MOSCOW (MRC) -- Royal Dutch Shell and Total both applied for environmental permits to drill in offshore blocks acquired during Brazil's 16th bid round held last year, reported S&P Global with reference to documents published Wednesday by federal environmental regulator IBAMA.
Shell applied to tap up to six wells in the Campos Basin C-M-659 block that could also include up to four well-formation tests, according to IBAMA. In addition, Shell wants to drill up to three wells in the C-M-713 block that could also include up to two well-formation tests. Shell expects to start the campaign in 2022-2024, IBAMA said.
Total, meanwhile, applied to drill up to five wells in the Campos Basin C-M-541 block, including two exploration wells and three evaluation wells, IBAMA said. The campaign could also include up to four well-formation tests, IBAMA said.
The two companies signed the concession contracts for the blocks on Friday, making the turnaround time less than a week.
The quick turnaround underscored the aggressive path international oil companies have taken since Brazil started holding regular sales of acreage under concession and production-sharing contracts in 2017, including making terms more competitive with rival sales in Mexico and the US Gulf of Mexico. Many winning bid groups from the recent licensing rounds have submitted requests for drilling permits and other administrative tasks nearly immediately after signing contracts, demonstrating the desire to move quickly to explore regions where a single well can pump as much as 50,000 b/d of oil equivalent. Among the changes made, Brazil allowed international oil companies to operate subsalt fields sold under production-sharing contracts and reduced requirements to use locally produced goods and services in exploration and development.
The changes made Brazil one of the world's hottest frontiers, with oil companies agreeing to record-setting signing bonuses and profit-oil guarantees to expand exploration portfolios over the past three years. That streak ended in November, when companies balked at paying sky-high signing bonuses for subsalt production-sharing areas and complicated negotiations to reimburse Petrobras for investments made at oil fields in the transfer-of-rights areas.
Brazil may eventually end the subsalt polygon that requires production-sharing agreements as well as Petrobras' preferential right to hold at least a 30% operating stake in the fields, with several bills working through Congress at the moment.
Shell, which is Brazil's second-largest oil and natural gas producer after state-led oil company Petrobras, holds a 40% operating stake in the C-M-659 block.
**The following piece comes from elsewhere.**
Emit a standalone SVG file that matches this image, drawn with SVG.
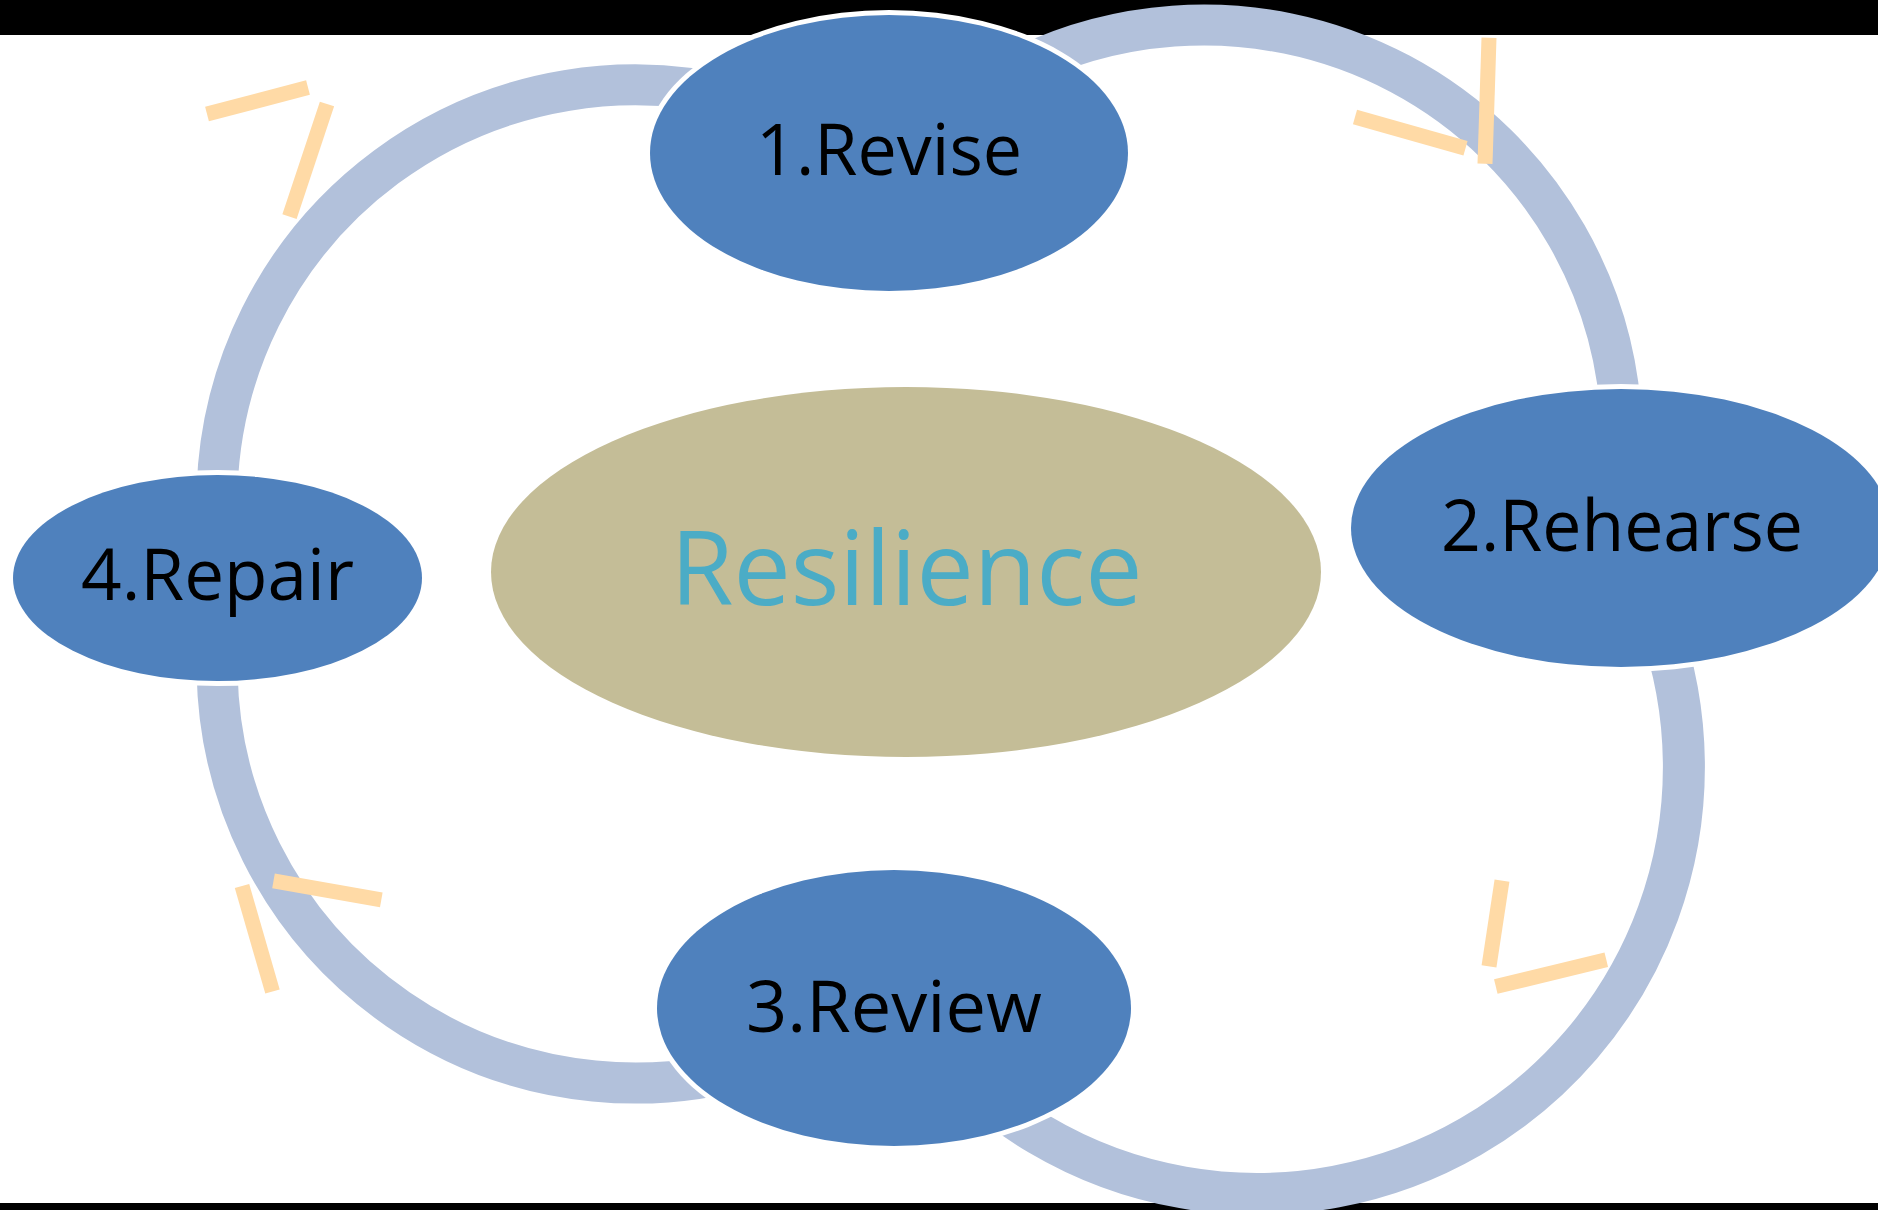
<svg xmlns="http://www.w3.org/2000/svg" width="1878" height="1210" viewBox="0 0 1878 1210">
<style>
.bar{fill:#000}
.arc{fill:none;stroke:#B2C1DB;stroke-width:41;stroke-linecap:butt}
.halo{fill:#fff}
.node{fill:#4F81BD}
.center{fill:#C4BD97}
.lbl{font-family:"Open Sans","Noto Sans","Liberation Sans",sans-serif;font-size:72px;fill:#000;text-anchor:middle}
.big{font-family:"Open Sans","Noto Sans","Liberation Sans",sans-serif;font-size:102px;fill:#4BACC6;text-anchor:middle}
.tick{stroke:#FFDAA6;stroke-width:15;stroke-linecap:butt;fill:none}
</style>
<rect width="1878" height="1210" fill="#fff"/>
<rect class="bar" x="0" y="0" width="1878" height="35"/>
<rect class="bar" x="0" y="1203" width="1878" height="7"/>
<g id="connectors">
<path class="arc" d="M 217.1 488.4 A 418 418 0 0 1 743.2 99.2"/>
<path class="arc" d="M 982.5 88.5 A 418 418 0 0 1 1621.7 428.4"/>
<path class="arc" style="stroke-width:42" d="M 1658.2 621 A 427 427 0 0 1 929.9 1041.5"/>
<path class="arc" d="M 217.1 672.3 A 418 418 0 0 0 778 1057.8"/>
</g>
<g id="center">
<ellipse class="center" cx="906" cy="572" rx="415" ry="185"/>
<text class="big" x="906.5" y="605" textLength="472" lengthAdjust="spacingAndGlyphs">Resilience</text>
</g>
<g id="revise">
<ellipse class="halo" cx="889" cy="153" rx="244" ry="143"/>
<ellipse class="node" cx="889" cy="153" rx="239" ry="138"/>
<text class="lbl" x="889" y="175" textLength="266" lengthAdjust="spacingAndGlyphs">1.Revise</text>
</g>
<g id="rehearse">
<ellipse class="halo" cx="1621" cy="528" rx="275" ry="144"/>
<ellipse class="node" cx="1621" cy="528" rx="270" ry="139"/>
<text class="lbl" x="1622" y="551" textLength="362" lengthAdjust="spacingAndGlyphs">2.Rehearse</text>
</g>
<g id="review">
<ellipse class="halo" cx="894" cy="1008" rx="242" ry="143"/>
<ellipse class="node" cx="894" cy="1008" rx="237" ry="138"/>
<text class="lbl" x="894" y="1032" textLength="296" lengthAdjust="spacingAndGlyphs">3.Review</text>
</g>
<g id="repair">
<ellipse class="halo" cx="217.5" cy="578" rx="209.5" ry="108"/>
<ellipse class="node" cx="217.5" cy="578" rx="204.5" ry="103"/>
<text class="lbl" x="217.5" y="600" textLength="273" lengthAdjust="spacingAndGlyphs">4.Repair</text>
</g>
<g id="arrowheads">
<line class="tick" x1="207" y1="114" x2="308" y2="87.5"/>
<line class="tick" x1="327" y1="104" x2="289.5" y2="216.7"/>
<line class="tick" x1="1355" y1="117" x2="1465.5" y2="148.3"/>
<line class="tick" x1="1489" y1="37.7" x2="1485" y2="163.7"/>
<line class="tick" x1="273.5" y1="880.8" x2="381.3" y2="899.8"/>
<line class="tick" x1="242" y1="886" x2="272.5" y2="991.5"/>
<line class="tick" x1="1502" y1="880.7" x2="1489" y2="966.3"/>
<line class="tick" x1="1495.8" y1="986.5" x2="1606.3" y2="959.7"/>
</g>
</svg>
Chevron retains a 35% minority share, with Qatar Petroleum owning 25%. The companies paid Real 714 million (USD163 million) for the development rights, including a commitment to drill at least one well.
As MRC wrote before, Royal Dutch Shell, which plans billions of dollars in spending on shale drilling projects, boosted output in the top US shale field to 250,000 barrels per day in December, 2019. Shell plans to spend about USD3 billion per year for the next five years on shale projects.
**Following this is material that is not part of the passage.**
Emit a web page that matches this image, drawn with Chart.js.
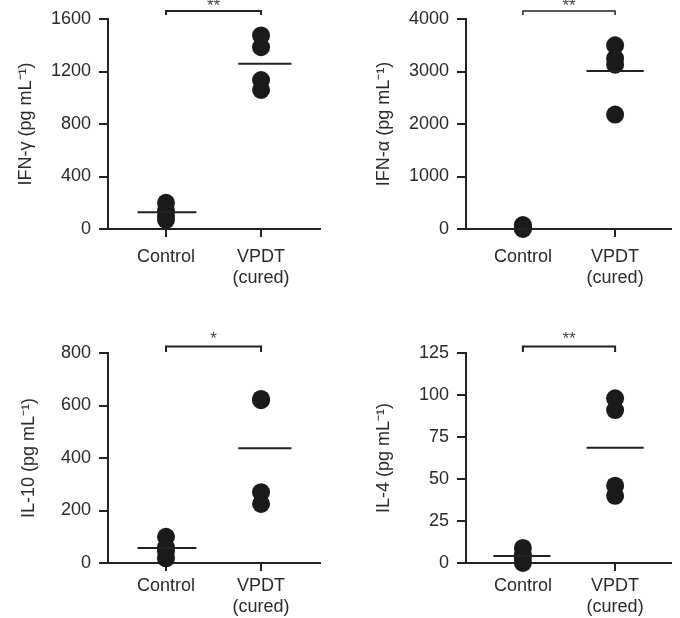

We also remind that Shell Singapore restarted its naphtha cracker in Bukom Island in early December 2019, following a two months maintenance shutdown since the beginning of October 2019. Thus, this cracker was taken off-stream for the turnaround on 1 October 2019. The cracker is able to produce 960,000 tons/year of ethylene and 550,000 tons/year of propylene.
Ethylene and propylene are feedstocks for producing polyethylene (PE) and polypropylene (PP).
According to MRC's ScanPlast report, Russia's estimated PE consumption totalled 2,093,260 tonnes in 2019, up by 6% year on year. Shipments of all PE grades increased. PE shipments rose from both domestic producers and foreign suppliers. The estimated PP consumption in the Russian market was 1,260,400 tonnes in January-December 2019, up by 4% year on year. Supply of almost all grades of propylene polymers increased, except for statistical copolymers of propylene (PP random copolymers).
Royal Dutch Shell plc is an Anglo-Dutch multinational oil and gas company headquartered in The Hague, Netherlands and with its registered office in London, United Kingdom. It is the biggest company in the world in terms of revenue and one of the six oil and gas "supermajors". Shell is vertically integrated and is active in every area of the oil and gas industry, including exploration and production, refining, distribution and marketing, petrochemicals, power generation and trading.
Total S.A. is a French multinational oil and gas company and one of the six "Supermajor" oil companies in the world with business in Europe, the United States, the Middle East and Asia. The company's petrochemical products cover two main groups: base chemicals and the consumer polymers (polyethylene, polypropylene and polystyrene) that are derived from them.